**WHAT THE TASK REQUIRES**: Print exactly the lines from the first one down to the line that contains "import plotly.graph_objects as go", both included, and skip the pictures.

====== INPUT DATA ======

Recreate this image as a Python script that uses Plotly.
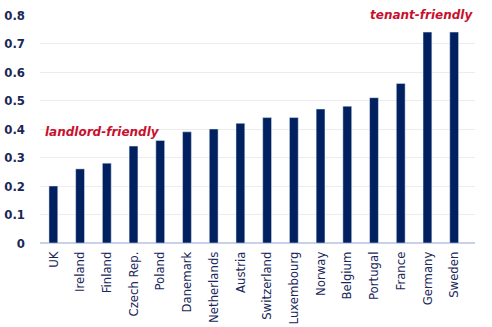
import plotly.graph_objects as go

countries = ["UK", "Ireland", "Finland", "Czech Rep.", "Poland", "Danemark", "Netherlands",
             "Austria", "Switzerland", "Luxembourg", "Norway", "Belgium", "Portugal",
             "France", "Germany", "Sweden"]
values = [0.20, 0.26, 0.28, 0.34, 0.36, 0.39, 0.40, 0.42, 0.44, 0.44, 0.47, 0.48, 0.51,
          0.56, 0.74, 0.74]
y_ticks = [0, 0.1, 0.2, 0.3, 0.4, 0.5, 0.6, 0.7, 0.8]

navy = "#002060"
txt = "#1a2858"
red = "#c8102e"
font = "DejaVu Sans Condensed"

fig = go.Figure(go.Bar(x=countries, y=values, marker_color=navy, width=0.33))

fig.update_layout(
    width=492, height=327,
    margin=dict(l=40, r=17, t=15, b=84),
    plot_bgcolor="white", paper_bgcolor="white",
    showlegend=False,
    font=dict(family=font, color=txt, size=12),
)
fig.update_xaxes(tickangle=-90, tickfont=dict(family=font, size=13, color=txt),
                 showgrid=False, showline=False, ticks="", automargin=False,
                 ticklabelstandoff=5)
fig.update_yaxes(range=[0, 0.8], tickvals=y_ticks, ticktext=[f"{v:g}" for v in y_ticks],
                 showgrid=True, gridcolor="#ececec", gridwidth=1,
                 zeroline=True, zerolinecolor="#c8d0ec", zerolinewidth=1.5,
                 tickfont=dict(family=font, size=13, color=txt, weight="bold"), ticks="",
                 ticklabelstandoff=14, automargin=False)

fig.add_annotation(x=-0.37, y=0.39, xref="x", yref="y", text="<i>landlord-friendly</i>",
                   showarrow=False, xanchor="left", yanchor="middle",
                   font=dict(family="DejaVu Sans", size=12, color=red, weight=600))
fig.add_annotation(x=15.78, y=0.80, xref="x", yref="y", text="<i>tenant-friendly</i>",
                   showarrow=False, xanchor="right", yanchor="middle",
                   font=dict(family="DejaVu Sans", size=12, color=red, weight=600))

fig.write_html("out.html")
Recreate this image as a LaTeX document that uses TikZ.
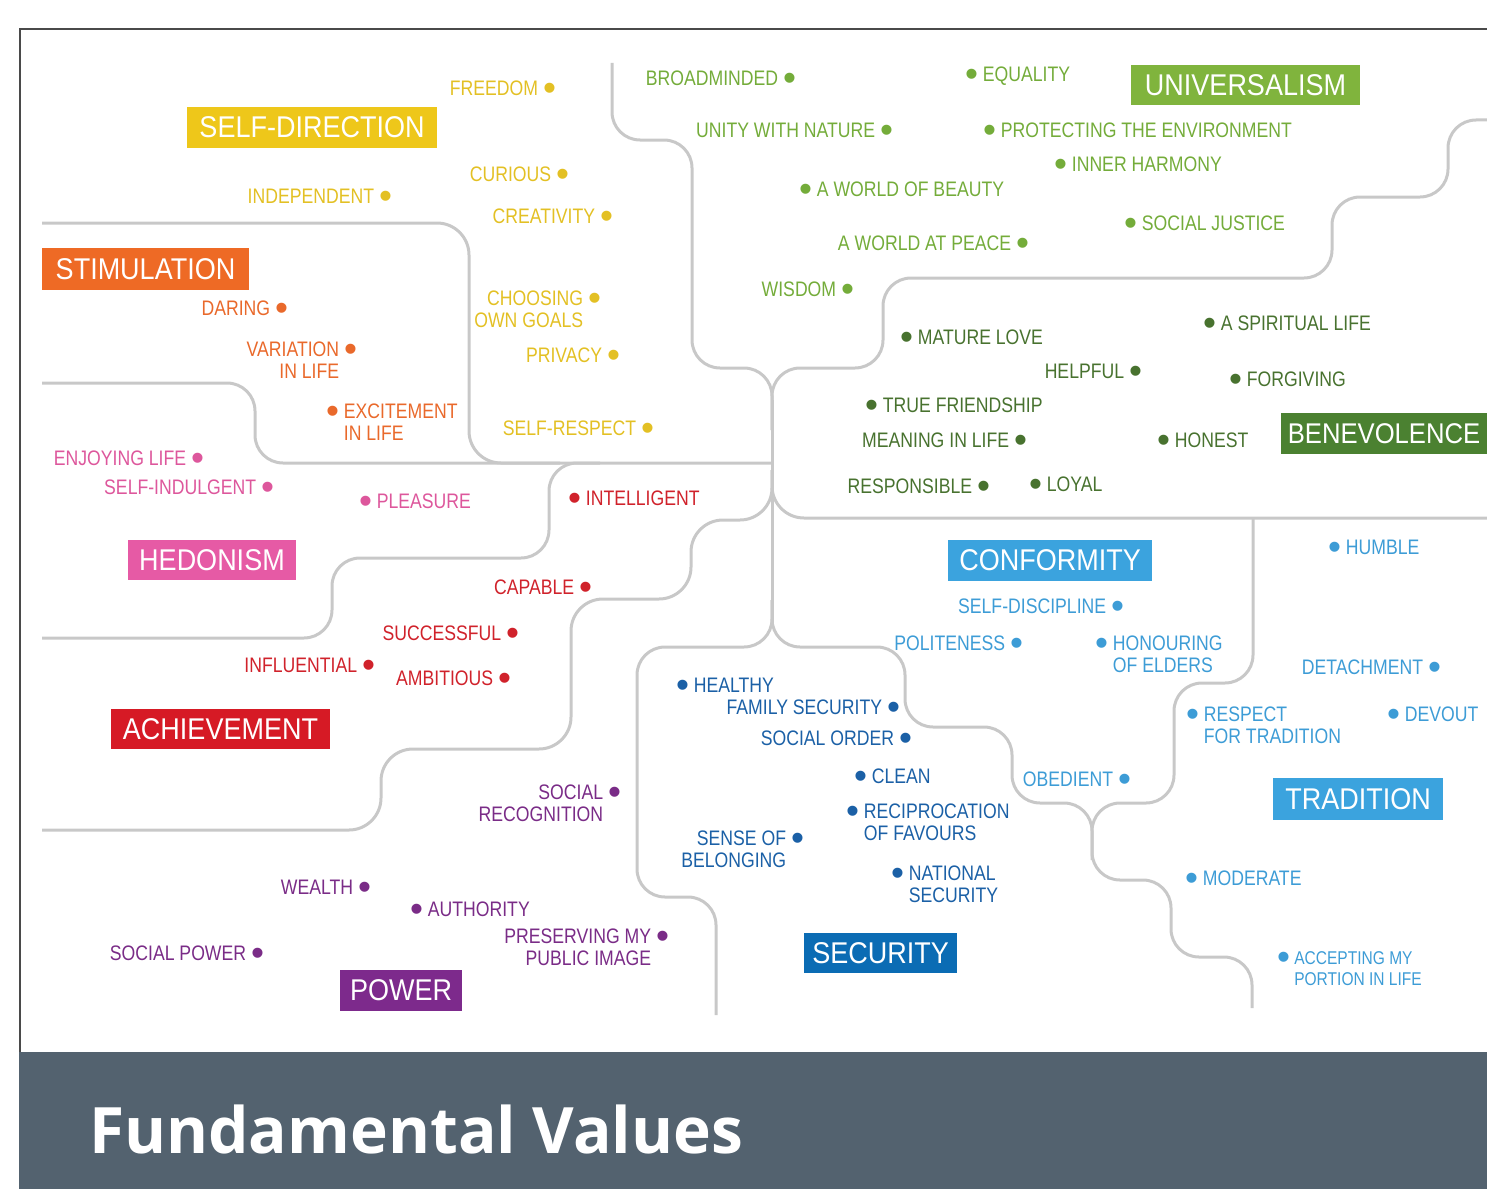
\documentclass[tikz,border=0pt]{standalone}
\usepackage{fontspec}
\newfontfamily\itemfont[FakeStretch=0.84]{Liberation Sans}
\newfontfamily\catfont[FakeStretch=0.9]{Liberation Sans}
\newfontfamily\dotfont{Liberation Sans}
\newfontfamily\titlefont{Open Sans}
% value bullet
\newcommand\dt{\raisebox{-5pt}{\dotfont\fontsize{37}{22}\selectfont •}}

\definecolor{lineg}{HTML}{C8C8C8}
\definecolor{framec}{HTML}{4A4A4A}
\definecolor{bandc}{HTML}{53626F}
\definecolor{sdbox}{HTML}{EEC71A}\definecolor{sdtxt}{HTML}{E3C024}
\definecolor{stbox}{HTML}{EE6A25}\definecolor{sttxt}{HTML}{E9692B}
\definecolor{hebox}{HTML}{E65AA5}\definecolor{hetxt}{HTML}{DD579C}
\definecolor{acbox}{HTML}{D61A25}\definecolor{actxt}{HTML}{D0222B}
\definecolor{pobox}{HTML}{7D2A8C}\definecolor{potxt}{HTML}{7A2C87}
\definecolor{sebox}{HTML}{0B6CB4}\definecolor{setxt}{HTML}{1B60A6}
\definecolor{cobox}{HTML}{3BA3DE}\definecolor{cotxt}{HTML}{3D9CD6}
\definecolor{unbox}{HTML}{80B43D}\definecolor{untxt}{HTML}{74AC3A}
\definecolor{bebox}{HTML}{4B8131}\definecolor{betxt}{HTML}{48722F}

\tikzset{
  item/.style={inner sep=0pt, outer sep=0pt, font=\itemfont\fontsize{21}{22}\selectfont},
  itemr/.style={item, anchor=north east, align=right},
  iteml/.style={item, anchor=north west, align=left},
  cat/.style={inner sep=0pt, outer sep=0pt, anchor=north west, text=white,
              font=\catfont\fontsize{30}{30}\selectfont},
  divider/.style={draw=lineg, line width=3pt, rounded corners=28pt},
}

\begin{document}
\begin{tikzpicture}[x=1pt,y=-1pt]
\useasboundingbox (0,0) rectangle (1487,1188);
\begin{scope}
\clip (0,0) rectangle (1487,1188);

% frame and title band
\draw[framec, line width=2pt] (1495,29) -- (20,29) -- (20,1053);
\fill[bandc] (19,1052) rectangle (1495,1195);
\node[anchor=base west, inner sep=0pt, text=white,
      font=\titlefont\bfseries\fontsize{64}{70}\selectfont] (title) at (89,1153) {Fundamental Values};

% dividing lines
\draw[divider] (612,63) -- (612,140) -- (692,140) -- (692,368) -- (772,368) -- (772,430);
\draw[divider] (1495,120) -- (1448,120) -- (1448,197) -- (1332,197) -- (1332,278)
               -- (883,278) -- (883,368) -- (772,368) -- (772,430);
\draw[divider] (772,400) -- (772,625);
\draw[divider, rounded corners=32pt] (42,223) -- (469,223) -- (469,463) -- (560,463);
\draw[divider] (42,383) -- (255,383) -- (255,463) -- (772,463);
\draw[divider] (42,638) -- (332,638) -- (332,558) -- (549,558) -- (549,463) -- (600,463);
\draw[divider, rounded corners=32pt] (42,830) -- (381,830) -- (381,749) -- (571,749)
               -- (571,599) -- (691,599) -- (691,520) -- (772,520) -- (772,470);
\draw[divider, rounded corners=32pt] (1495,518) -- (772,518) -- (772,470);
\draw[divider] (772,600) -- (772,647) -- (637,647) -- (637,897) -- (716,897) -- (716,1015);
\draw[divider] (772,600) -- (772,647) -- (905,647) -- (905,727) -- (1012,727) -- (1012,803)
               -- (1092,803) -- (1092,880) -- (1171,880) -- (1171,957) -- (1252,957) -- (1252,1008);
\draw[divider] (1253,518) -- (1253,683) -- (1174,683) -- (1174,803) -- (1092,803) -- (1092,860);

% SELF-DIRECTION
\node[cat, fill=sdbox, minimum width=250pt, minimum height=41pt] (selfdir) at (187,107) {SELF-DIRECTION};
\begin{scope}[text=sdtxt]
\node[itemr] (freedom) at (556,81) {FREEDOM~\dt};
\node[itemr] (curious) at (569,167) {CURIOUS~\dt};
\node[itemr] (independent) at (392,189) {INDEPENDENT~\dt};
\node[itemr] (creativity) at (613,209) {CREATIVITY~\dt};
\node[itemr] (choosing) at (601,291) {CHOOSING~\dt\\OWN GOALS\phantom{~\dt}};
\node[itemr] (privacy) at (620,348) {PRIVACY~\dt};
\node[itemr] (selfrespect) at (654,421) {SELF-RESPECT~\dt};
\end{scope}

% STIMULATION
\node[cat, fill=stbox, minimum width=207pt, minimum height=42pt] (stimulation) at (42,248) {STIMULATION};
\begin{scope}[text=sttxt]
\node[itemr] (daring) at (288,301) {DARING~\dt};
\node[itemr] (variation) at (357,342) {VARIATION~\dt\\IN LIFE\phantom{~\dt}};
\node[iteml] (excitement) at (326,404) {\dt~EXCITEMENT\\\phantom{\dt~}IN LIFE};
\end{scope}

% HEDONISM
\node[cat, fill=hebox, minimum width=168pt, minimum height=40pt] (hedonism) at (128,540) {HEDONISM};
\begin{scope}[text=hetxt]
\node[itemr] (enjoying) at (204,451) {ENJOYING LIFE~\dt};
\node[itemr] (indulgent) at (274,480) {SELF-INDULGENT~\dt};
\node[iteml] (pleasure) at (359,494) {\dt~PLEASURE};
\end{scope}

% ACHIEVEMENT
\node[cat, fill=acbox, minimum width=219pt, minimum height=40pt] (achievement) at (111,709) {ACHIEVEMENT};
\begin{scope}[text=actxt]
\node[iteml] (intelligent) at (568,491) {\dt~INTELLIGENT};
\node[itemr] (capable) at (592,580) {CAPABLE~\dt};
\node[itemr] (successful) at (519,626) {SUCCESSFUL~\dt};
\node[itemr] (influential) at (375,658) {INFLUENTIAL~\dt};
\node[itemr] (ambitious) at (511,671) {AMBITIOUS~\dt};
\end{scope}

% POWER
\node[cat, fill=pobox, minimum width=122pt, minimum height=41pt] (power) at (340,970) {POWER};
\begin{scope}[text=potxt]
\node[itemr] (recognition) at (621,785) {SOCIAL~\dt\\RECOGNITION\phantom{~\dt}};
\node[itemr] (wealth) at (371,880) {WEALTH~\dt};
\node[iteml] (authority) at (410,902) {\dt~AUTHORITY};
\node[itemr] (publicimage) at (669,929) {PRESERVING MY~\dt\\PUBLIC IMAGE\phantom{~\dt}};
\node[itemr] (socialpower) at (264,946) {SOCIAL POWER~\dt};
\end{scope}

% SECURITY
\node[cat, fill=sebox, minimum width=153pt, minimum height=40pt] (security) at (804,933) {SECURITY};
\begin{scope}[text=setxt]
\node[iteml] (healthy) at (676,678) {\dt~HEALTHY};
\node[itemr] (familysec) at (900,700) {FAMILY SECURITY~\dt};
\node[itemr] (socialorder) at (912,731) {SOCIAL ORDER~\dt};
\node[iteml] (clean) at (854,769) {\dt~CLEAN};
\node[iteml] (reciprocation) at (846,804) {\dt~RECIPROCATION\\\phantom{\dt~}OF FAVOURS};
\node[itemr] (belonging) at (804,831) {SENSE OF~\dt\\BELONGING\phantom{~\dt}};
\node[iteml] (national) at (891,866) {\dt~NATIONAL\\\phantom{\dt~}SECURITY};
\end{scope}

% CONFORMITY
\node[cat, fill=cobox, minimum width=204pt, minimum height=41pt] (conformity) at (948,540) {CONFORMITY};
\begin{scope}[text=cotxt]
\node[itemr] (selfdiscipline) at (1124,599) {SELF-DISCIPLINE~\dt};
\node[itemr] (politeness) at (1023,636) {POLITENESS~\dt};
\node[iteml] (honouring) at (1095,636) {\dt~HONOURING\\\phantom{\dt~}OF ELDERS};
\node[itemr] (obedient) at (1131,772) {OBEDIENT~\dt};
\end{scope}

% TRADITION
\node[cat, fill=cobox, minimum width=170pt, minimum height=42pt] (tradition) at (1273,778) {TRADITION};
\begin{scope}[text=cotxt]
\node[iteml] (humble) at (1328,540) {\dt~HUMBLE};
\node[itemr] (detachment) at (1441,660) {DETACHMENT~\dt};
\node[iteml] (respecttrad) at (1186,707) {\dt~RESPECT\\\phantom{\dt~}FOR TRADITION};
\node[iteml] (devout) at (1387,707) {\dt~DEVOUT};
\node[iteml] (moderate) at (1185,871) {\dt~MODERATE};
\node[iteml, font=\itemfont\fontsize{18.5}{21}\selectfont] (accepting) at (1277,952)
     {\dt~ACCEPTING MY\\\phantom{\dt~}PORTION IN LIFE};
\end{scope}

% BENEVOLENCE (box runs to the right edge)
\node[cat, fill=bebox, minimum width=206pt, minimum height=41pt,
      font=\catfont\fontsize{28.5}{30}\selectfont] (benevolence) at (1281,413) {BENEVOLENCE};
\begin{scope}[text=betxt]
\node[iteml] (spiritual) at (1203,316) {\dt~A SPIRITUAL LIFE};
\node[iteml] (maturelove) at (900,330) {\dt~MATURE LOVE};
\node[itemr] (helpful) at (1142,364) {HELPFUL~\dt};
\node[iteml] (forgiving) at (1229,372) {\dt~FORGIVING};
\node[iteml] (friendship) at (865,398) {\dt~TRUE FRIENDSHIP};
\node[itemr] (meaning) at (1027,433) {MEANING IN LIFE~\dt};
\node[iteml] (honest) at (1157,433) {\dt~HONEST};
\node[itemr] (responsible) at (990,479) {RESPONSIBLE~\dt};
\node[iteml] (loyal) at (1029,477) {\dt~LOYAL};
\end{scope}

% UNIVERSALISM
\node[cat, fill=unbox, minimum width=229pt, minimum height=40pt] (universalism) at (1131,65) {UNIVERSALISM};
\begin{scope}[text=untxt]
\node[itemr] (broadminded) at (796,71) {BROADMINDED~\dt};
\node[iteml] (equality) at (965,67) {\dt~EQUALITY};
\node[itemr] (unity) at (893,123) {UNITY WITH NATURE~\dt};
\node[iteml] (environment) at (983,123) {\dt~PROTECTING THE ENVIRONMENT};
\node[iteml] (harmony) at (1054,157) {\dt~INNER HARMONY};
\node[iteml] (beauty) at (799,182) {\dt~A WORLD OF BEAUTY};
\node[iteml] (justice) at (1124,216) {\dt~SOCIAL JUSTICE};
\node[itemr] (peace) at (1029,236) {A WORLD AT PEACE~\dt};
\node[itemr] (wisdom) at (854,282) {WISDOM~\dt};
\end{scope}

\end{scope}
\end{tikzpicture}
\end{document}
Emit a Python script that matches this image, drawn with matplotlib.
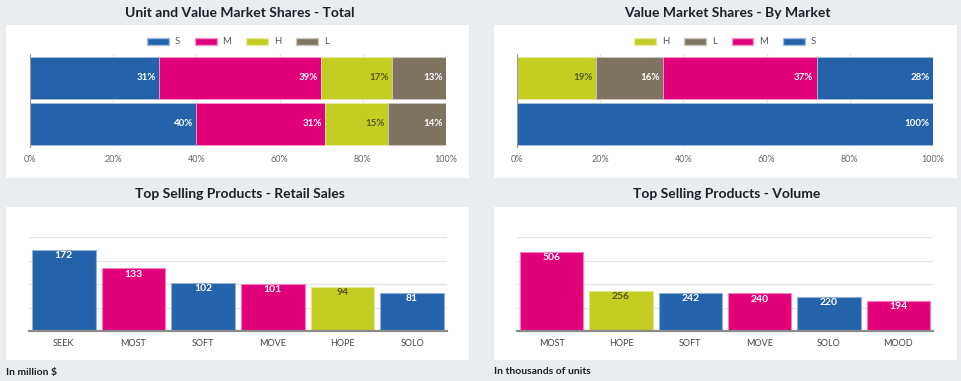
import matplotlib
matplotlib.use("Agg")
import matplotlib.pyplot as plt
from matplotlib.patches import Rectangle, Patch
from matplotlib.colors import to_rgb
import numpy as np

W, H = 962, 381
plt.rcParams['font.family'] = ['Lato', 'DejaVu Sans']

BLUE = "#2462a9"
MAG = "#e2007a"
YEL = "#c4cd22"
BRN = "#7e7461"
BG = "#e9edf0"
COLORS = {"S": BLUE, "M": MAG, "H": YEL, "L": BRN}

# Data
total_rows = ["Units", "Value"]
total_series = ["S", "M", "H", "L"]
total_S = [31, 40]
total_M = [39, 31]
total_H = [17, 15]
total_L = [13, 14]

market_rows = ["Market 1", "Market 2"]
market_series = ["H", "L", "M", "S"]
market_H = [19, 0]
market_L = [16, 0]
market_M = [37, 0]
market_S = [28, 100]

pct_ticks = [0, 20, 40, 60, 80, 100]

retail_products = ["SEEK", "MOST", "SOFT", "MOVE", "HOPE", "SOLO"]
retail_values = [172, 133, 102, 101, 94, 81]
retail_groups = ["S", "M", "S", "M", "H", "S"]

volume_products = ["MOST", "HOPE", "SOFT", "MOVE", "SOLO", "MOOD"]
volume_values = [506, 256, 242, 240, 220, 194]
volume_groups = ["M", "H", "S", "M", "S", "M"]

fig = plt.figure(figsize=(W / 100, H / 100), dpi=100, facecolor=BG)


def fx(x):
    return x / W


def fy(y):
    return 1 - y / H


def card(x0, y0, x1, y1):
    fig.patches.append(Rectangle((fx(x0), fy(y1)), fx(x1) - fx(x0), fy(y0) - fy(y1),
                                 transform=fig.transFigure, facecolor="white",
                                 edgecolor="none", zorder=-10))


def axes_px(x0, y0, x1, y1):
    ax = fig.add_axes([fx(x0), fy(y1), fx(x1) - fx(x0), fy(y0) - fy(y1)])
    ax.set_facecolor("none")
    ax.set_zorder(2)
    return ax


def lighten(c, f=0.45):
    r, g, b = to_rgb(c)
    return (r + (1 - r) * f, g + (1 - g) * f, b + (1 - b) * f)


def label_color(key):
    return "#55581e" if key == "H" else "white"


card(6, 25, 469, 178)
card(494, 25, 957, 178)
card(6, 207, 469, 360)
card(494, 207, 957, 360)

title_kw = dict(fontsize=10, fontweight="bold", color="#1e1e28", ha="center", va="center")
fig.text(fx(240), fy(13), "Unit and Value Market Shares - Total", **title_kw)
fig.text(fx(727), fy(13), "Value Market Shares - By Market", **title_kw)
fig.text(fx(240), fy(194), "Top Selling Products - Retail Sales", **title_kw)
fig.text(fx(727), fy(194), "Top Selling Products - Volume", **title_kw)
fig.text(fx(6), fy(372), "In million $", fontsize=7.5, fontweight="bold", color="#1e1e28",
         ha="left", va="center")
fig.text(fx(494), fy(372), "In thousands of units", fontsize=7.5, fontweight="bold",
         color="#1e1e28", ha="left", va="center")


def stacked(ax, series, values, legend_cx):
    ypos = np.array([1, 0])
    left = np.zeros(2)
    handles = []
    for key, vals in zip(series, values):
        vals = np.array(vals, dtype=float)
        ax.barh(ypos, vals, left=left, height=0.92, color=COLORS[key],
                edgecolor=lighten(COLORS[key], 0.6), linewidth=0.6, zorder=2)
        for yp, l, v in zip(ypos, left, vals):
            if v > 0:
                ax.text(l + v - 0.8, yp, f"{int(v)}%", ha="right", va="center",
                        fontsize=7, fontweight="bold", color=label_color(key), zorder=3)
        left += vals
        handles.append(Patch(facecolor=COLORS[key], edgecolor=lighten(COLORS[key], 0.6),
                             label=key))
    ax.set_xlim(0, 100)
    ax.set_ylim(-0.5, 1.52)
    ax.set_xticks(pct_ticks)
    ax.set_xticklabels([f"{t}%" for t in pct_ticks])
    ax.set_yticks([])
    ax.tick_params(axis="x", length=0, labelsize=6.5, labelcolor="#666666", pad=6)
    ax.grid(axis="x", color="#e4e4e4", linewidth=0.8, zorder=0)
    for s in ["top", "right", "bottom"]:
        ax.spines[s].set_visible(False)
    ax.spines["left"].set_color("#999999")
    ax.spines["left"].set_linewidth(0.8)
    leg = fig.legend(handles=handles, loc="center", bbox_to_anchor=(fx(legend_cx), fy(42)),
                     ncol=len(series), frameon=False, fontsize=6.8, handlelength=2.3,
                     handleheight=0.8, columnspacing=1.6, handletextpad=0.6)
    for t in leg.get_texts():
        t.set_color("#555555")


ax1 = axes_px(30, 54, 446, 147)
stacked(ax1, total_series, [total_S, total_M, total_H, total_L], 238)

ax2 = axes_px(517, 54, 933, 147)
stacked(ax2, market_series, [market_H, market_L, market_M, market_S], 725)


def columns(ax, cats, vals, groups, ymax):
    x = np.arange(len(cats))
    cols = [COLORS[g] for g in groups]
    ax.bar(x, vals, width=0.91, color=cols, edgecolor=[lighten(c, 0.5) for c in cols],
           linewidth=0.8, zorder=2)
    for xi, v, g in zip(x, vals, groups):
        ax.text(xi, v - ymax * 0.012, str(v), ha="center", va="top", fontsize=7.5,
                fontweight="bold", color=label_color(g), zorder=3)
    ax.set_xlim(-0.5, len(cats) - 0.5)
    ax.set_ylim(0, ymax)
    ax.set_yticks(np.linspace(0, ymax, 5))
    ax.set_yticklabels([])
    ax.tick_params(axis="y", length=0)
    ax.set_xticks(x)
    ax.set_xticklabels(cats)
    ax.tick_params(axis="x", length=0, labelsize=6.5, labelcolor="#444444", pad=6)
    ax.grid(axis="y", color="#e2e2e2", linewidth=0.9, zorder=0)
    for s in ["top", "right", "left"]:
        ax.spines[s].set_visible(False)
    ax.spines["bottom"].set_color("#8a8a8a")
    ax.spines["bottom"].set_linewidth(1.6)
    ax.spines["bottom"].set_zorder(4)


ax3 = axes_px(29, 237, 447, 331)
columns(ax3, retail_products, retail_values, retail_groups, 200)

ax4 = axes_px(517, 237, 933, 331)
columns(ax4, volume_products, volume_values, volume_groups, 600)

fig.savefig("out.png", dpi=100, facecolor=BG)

======

**THE ANSWER**:
Recreate this image as a Python script that uses Plotly.
import plotly.graph_objects as go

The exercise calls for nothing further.